**PROBLEM TO WORK ON:**
Quote, without change, all of the lines that follow.

-- START --

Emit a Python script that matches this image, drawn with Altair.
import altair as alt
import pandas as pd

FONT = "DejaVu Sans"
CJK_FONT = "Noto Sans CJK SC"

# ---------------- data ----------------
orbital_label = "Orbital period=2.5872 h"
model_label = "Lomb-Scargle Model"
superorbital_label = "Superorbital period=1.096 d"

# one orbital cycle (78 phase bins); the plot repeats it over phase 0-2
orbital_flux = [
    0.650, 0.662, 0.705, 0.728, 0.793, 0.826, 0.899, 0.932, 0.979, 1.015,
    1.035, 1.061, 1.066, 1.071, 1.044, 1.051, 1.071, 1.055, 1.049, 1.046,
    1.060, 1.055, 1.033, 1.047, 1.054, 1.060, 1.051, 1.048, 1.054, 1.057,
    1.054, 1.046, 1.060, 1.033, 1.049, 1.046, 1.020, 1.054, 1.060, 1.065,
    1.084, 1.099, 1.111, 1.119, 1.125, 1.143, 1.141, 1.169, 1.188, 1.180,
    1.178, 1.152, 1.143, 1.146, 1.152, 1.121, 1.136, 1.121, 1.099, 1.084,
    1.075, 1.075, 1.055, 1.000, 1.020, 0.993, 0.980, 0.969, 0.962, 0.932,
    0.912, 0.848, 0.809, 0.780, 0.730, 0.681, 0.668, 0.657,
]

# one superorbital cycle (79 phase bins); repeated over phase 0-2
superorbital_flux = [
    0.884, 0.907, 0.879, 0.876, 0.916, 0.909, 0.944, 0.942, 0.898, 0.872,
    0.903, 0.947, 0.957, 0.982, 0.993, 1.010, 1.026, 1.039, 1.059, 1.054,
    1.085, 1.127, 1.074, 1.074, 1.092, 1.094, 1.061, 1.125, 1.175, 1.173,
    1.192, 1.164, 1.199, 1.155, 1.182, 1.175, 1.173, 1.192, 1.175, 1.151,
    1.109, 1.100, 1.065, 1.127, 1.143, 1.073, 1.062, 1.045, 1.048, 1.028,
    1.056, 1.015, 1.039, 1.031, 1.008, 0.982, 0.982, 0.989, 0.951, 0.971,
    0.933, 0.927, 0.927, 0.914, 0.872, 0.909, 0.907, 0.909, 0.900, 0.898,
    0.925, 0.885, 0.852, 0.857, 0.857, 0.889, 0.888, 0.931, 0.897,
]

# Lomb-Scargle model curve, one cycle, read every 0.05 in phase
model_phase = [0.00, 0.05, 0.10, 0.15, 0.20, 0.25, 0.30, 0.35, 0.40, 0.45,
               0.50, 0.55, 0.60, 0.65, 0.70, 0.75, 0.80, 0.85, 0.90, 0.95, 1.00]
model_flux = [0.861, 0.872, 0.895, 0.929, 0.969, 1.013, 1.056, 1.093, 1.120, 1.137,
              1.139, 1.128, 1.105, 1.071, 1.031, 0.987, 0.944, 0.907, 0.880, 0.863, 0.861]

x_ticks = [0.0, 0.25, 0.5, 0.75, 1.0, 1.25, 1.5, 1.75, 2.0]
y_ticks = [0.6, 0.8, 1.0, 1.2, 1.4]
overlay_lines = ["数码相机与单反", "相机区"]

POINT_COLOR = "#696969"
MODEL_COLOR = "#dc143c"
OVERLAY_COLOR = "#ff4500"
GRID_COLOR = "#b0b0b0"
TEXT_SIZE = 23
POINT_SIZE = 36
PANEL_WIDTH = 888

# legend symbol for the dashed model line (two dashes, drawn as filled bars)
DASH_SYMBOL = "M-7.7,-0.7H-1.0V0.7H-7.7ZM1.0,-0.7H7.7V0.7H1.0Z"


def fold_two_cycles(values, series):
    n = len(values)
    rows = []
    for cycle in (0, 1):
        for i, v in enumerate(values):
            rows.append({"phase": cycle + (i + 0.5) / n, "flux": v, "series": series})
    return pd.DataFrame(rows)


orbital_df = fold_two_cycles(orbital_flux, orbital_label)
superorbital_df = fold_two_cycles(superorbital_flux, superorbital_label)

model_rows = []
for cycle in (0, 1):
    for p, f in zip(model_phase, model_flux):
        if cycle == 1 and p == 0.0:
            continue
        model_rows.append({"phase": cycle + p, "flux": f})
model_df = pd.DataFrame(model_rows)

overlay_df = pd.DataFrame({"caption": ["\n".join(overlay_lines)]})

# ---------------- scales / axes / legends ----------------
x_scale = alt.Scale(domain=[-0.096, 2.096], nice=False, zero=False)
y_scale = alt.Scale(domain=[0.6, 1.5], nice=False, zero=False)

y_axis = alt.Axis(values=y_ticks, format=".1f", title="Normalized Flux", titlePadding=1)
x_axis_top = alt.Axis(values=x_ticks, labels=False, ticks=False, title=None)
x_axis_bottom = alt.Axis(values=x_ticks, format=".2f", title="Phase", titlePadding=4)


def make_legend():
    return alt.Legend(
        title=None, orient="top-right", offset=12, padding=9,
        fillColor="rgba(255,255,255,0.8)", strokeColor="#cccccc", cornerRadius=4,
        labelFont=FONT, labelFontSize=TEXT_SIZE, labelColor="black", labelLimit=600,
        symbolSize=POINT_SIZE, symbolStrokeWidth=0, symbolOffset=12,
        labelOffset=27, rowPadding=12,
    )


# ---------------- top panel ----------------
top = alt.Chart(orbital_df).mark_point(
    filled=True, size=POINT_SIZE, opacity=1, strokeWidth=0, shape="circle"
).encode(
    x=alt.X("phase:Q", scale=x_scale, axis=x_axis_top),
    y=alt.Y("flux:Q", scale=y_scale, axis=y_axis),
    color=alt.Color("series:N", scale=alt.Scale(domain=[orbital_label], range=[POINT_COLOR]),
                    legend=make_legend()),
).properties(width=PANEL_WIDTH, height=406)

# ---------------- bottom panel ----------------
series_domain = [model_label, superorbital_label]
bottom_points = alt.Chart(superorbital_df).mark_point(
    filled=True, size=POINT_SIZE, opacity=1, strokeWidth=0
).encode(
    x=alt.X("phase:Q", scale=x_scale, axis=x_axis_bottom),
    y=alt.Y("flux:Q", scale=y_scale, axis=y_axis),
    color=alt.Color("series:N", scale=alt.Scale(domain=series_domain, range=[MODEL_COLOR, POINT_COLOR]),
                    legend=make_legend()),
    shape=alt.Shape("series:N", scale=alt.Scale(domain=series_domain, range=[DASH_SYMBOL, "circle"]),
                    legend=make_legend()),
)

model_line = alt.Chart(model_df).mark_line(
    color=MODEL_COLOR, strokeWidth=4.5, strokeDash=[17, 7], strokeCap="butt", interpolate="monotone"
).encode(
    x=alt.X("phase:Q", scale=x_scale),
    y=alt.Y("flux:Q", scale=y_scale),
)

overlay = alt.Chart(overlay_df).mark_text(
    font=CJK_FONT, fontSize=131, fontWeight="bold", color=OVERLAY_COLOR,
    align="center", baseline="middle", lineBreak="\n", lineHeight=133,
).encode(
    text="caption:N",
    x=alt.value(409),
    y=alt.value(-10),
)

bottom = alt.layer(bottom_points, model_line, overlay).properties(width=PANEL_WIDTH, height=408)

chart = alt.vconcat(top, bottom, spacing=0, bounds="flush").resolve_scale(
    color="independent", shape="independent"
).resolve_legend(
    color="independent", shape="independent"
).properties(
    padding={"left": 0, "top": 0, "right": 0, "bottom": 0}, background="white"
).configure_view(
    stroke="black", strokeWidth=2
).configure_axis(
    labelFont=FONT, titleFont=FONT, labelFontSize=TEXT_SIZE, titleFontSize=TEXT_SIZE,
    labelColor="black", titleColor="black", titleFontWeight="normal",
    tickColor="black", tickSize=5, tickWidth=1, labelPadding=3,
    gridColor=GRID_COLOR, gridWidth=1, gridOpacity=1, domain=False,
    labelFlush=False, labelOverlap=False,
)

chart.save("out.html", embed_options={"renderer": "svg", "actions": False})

-- END --

**OUTPUT FOR THIS TASK:**
Emit a Python script that matches this image, drawn with Altair.
import altair as alt
import pandas as pd

FONT = "DejaVu Sans"
CJK_FONT = "Noto Sans CJK SC"

# ---------------- data ----------------
orbital_label = "Orbital period=2.5872 h"
model_label = "Lomb-Scargle Model"
superorbital_label = "Superorbital period=1.096 d"

# one orbital cycle (78 phase bins); the plot repeats it over phase 0-2
orbital_flux = [
    0.650, 0.662, 0.705, 0.728, 0.793, 0.826, 0.899, 0.932, 0.979, 1.015,
    1.035, 1.061, 1.066, 1.071, 1.044, 1.051, 1.071, 1.055, 1.049, 1.046,
    1.060, 1.055, 1.033, 1.047, 1.054, 1.060, 1.051, 1.048, 1.054, 1.057,
    1.054, 1.046, 1.060, 1.033, 1.049, 1.046, 1.020, 1.054, 1.060, 1.065,
    1.084, 1.099, 1.111, 1.119, 1.125, 1.143, 1.141, 1.169, 1.188, 1.180,
    1.178, 1.152, 1.143, 1.146, 1.152, 1.121, 1.136, 1.121, 1.099, 1.084,
    1.075, 1.075, 1.055, 1.000, 1.020, 0.993, 0.980, 0.969, 0.962, 0.932,
    0.912, 0.848, 0.809, 0.780, 0.730, 0.681, 0.668, 0.657,
]

# one superorbital cycle (79 phase bins); repeated over phase 0-2
superorbital_flux = [
    0.884, 0.907, 0.879, 0.876, 0.916, 0.909, 0.944, 0.942, 0.898, 0.872,
    0.903, 0.947, 0.957, 0.982, 0.993, 1.010, 1.026, 1.039, 1.059, 1.054,
    1.085, 1.127, 1.074, 1.074, 1.092, 1.094, 1.061, 1.125, 1.175, 1.173,
    1.192, 1.164, 1.199, 1.155, 1.182, 1.175, 1.173, 1.192, 1.175, 1.151,
    1.109, 1.100, 1.065, 1.127, 1.143, 1.073, 1.062, 1.045, 1.048, 1.028,
    1.056, 1.015, 1.039, 1.031, 1.008, 0.982, 0.982, 0.989, 0.951, 0.971,
    0.933, 0.927, 0.927, 0.914, 0.872, 0.909, 0.907, 0.909, 0.900, 0.898,
    0.925, 0.885, 0.852, 0.857, 0.857, 0.889, 0.888, 0.931, 0.897,
]

# Lomb-Scargle model curve, one cycle, read every 0.05 in phase
model_phase = [0.00, 0.05, 0.10, 0.15, 0.20, 0.25, 0.30, 0.35, 0.40, 0.45,
               0.50, 0.55, 0.60, 0.65, 0.70, 0.75, 0.80, 0.85, 0.90, 0.95, 1.00]
model_flux = [0.861, 0.872, 0.895, 0.929, 0.969, 1.013, 1.056, 1.093, 1.120, 1.137,
              1.139, 1.128, 1.105, 1.071, 1.031, 0.987, 0.944, 0.907, 0.880, 0.863, 0.861]

x_ticks = [0.0, 0.25, 0.5, 0.75, 1.0, 1.25, 1.5, 1.75, 2.0]
y_ticks = [0.6, 0.8, 1.0, 1.2, 1.4]
overlay_lines = ["数码相机与单反", "相机区"]

POINT_COLOR = "#696969"
MODEL_COLOR = "#dc143c"
OVERLAY_COLOR = "#ff4500"
GRID_COLOR = "#b0b0b0"
TEXT_SIZE = 23
POINT_SIZE = 36
PANEL_WIDTH = 888

# legend symbol for the dashed model line (two dashes, drawn as filled bars)
DASH_SYMBOL = "M-7.7,-0.7H-1.0V0.7H-7.7ZM1.0,-0.7H7.7V0.7H1.0Z"


def fold_two_cycles(values, series):
    n = len(values)
    rows = []
    for cycle in (0, 1):
        for i, v in enumerate(values):
            rows.append({"phase": cycle + (i + 0.5) / n, "flux": v, "series": series})
    return pd.DataFrame(rows)


orbital_df = fold_two_cycles(orbital_flux, orbital_label)
superorbital_df = fold_two_cycles(superorbital_flux, superorbital_label)

model_rows = []
for cycle in (0, 1):
    for p, f in zip(model_phase, model_flux):
        if cycle == 1 and p == 0.0:
            continue
        model_rows.append({"phase": cycle + p, "flux": f})
model_df = pd.DataFrame(model_rows)

overlay_df = pd.DataFrame({"caption": ["\n".join(overlay_lines)]})

# ---------------- scales / axes / legends ----------------
x_scale = alt.Scale(domain=[-0.096, 2.096], nice=False, zero=False)
y_scale = alt.Scale(domain=[0.6, 1.5], nice=False, zero=False)

y_axis = alt.Axis(values=y_ticks, format=".1f", title="Normalized Flux", titlePadding=1)
x_axis_top = alt.Axis(values=x_ticks, labels=False, ticks=False, title=None)
x_axis_bottom = alt.Axis(values=x_ticks, format=".2f", title="Phase", titlePadding=4)


def make_legend():
    return alt.Legend(
        title=None, orient="top-right", offset=12, padding=9,
        fillColor="rgba(255,255,255,0.8)", strokeColor="#cccccc", cornerRadius=4,
        labelFont=FONT, labelFontSize=TEXT_SIZE, labelColor="black", labelLimit=600,
        symbolSize=POINT_SIZE, symbolStrokeWidth=0, symbolOffset=12,
        labelOffset=27, rowPadding=12,
    )


# ---------------- top panel ----------------
top = alt.Chart(orbital_df).mark_point(
    filled=True, size=POINT_SIZE, opacity=1, strokeWidth=0, shape="circle"
).encode(
    x=alt.X("phase:Q", scale=x_scale, axis=x_axis_top),
    y=alt.Y("flux:Q", scale=y_scale, axis=y_axis),
    color=alt.Color("series:N", scale=alt.Scale(domain=[orbital_label], range=[POINT_COLOR]),
                    legend=make_legend()),
).properties(width=PANEL_WIDTH, height=406)

# ---------------- bottom panel ----------------
series_domain = [model_label, superorbital_label]
bottom_points = alt.Chart(superorbital_df).mark_point(
    filled=True, size=POINT_SIZE, opacity=1, strokeWidth=0
).encode(
    x=alt.X("phase:Q", scale=x_scale, axis=x_axis_bottom),
    y=alt.Y("flux:Q", scale=y_scale, axis=y_axis),
    color=alt.Color("series:N", scale=alt.Scale(domain=series_domain, range=[MODEL_COLOR, POINT_COLOR]),
                    legend=make_legend()),
    shape=alt.Shape("series:N", scale=alt.Scale(domain=series_domain, range=[DASH_SYMBOL, "circle"]),
                    legend=make_legend()),
)

model_line = alt.Chart(model_df).mark_line(
    color=MODEL_COLOR, strokeWidth=4.5, strokeDash=[17, 7], strokeCap="butt", interpolate="monotone"
).encode(
    x=alt.X("phase:Q", scale=x_scale),
    y=alt.Y("flux:Q", scale=y_scale),
)

overlay = alt.Chart(overlay_df).mark_text(
    font=CJK_FONT, fontSize=131, fontWeight="bold", color=OVERLAY_COLOR,
    align="center", baseline="middle", lineBreak="\n", lineHeight=133,
).encode(
    text="caption:N",
    x=alt.value(409),
    y=alt.value(-10),
)

bottom = alt.layer(bottom_points, model_line, overlay).properties(width=PANEL_WIDTH, height=408)

chart = alt.vconcat(top, bottom, spacing=0, bounds="flush").resolve_scale(
    color="independent", shape="independent"
).resolve_legend(
    color="independent", shape="independent"
).properties(
    padding={"left": 0, "top": 0, "right": 0, "bottom": 0}, background="white"
).configure_view(
    stroke="black", strokeWidth=2
).configure_axis(
    labelFont=FONT, titleFont=FONT, labelFontSize=TEXT_SIZE, titleFontSize=TEXT_SIZE,
    labelColor="black", titleColor="black", titleFontWeight="normal",
    tickColor="black", tickSize=5, tickWidth=1, labelPadding=3,
    gridColor=GRID_COLOR, gridWidth=1, gridOpacity=1, domain=False,
    labelFlush=False, labelOverlap=False,
)

chart.save("out.html", embed_options={"renderer": "svg", "actions": False})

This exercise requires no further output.